The very first principle of Christ-likeness for the true believer is to ardently pursue love, and the kind of love of which the Apostle speaks is “slow to lose patience, and looks for a way of being constructive. It is not possessive; it is neither anxious to impress nor does it cherish inflated ideas of its own importance” (JBP). The Greek word “dioko” rendered “follow after” in the A.V. is used in Matt. 10:23 “But when they persecute you in this city…” and means to pursue or drive into exile. The Greek grammarian Parkhurst says that, properly speaking, the word means “to run or fly quickly, and was used of fugitives”. Paul uses the word in Phil. 3:14 when he says “I press towards the mark…”. This is no mere leaning on the oars. It is the exercise of great pressure and effort in the enthusiastic pursuit of a principle objective. How do we measure up to the Apostle’s description of men and women in Christ? Do we reciprocate the love He has shown to us? Where in our daily lives are we showing kindness, humbleness of mind, meekness, long-suffering? Let you and I show to each other the spirit of forbearance and forgiveness, manifesting love, which is the bond of perfectness. Safeguard the ligament. Protect it at all costs “As we have many members in one body, and all members have not the same office, so we, being many, are one body in Christ, and every one members one of another” Rom. 12:4.
I think Paul is saying, that as with the natural illustration, so the spiritual analogy, there is not only vital unity and harmony in operation, but diversity too; and all being essential to effectiveness. The unity thus resulting is not due to external organisation but to a common and vital union in Christ. I do not use the words and phrases you use. You do not speak like me —You probably would not want to anyway. You and I should, for the love of the Truth, allow each other the privilege of differing phraseology in doctrinal assertions, provided they are in harmony with our accepted basis of fellowship (which in Australia happens to be that defined in the Unity Booklet — the whole of it — not a bit taken from here and a bit from there).
“Now they are many members, but one body. And the eye cannot say to the hand, I have no need of thee… but God tempered the body together, giving more abundant honour to that part which lacked, that there should be no schism in the body, but that the members should have the same care one for another” 1 Cor. 12.
Prof. Bruce paraphrases part of this passage like this — “Those parts of the body, which are reckoned to be weaker turn out to be the more necessary, and those which are reckoned to be less honourable have all the more honour bestowed on them. God, you see, has put the body together in this way, bestowing greater honour on those parts which naturally lack it, so that there should be no division, no sense of superiority or inferiority between the various parts of the body, but all of them should have the same care one for another”. The word “schism” in the A.V. is the Greek schisma — a split or a gap, and can be literal or figurative for division, rent.
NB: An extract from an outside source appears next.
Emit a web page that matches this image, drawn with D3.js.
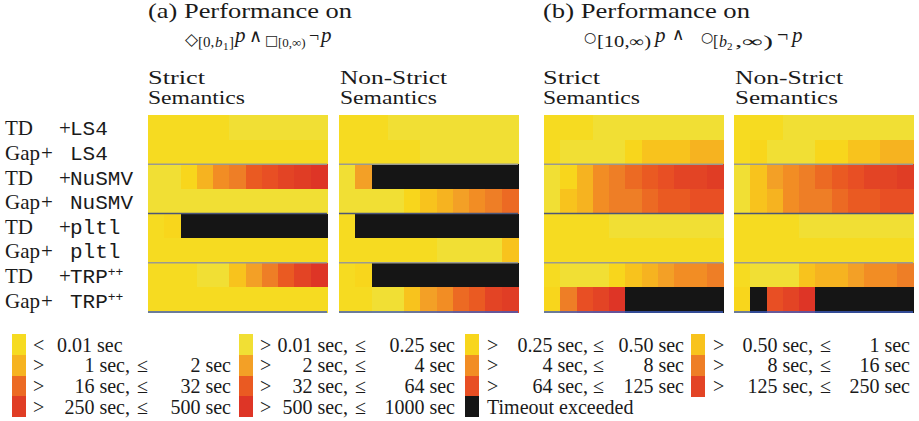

Schisma is from schizo which is apparently a primary verb to split or sever, literally or figuratively to break, divide, open, rend or make a rent. Schisma occurs in 1 Cor. 1:10 which the R.S.V. puts this way:
“I appeal to you, brethren, by the name of our Lord Jesus Christ, that all of you agree and that there be no DISSENSIONS among you, but that you be united in the same mind and the same judgement”.
In avoiding the road to nowhere, burst the bubble of puffed-up knowledge, continue to build and run with patience the road to the Kingdom. Follow after Charity, because it “knows no limit of endurance, no end to its trust, no fading of its hope; It can outlast anything. It is, in fact, the one thing that still stands when all else has fallen”. (1 Car. 13 JBP).